We headed upwards in altitude for a long time with the odd stop to enjoy the scenery and purchase some handicrafts. At one point, a shepherd had brought his group of llamas (I’m not sure of collective name) to the side of the road. For a small donation you could have a llama selfie. They may have possibly been alpacas but I can’t remember how to tell the difference! The animals seemed professionals at this, having probably previously posed for thousands of photos. I had a go but didn’t want to get too close in case I picked a grumpy one that would spit on me or take a nibble at my face.
We reached the highest point of the trip at a pass through the mountains where the altitude was over 4900m. The bus pulled over to give us the opportunity to take some photos of the stunning scenery. Alonso warned us to get straight back onto the bus if we felt faint or dizzy as he’s had people pass out here in the past. I’d come from almost sea level on Sunday and a despite a day at around 2000m in Arequipa yesterday, I felt a bit unwell here. The best way to describe the feeling is that it’s a bit like after being drunk and the alcohol is wearing off. You still feel light-headed, yet conscious of what is happening. I dread to think what my sats must have been. As we drove down into the valley to around a more manageable 3300m I soon perked up.

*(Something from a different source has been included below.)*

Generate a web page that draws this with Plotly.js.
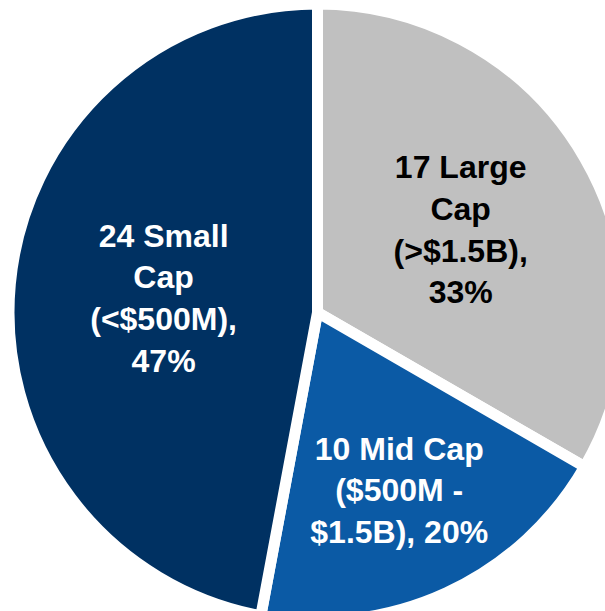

The Colca Valley is a sight to behold. The surrounding mountains, rock formations and agricultural terraces are breathtaking. We stayed in the largest town in the valley, Chivay. There seems to be lots of tourist infrastructure here for such a relatively small and remote place. The 2-day tour cost only $2 more than the one-day option and this included overnight accommodation. I was curious to see what this lodging would be. It was a pleasant surprise to discover I had a private hotel room rather than a hostel. Although the decor had bit of a 1970s throwback feel, there was hot water and electricity which are not always a given in remote areas. There was no WiFi but what do you expect for that price?
Alonso took us for an afternoon walk. It was nothing too strenuous, about 2km or so. This provided more great views of the area. We finished up at some hot springs that were essentially an outdoor pool containing thermal water. Warning signs advised not to stay in the springs for more than half an hour and to have a good shower afterwards. This was because if minerals from the water were absorbed into the skin we could experience all sorts of effects. These included high blood pressure, headaches, insomnia, and other things you could do without. With that warning I didn’t risk more than 15 minutes and didn’t put my head under.
At night we were given the option to attend one of those traditional singing and dancing Inca shows. I gave this a miss as I can’t stand that sort of occasion. They always feel a bit awkward and often people sense my fear and drag me up to dance. This is one my worst nightmares, especially when sober! Instead I decided to contribute to the local economy by having a drink in Chivay’s Irish bar. I only had one though as we were getting picked up at 6 o’clock tomorrow morning. There was no need for an alarm clock as dogs barking and fighting outside my room meant I was wide awake long before daylight.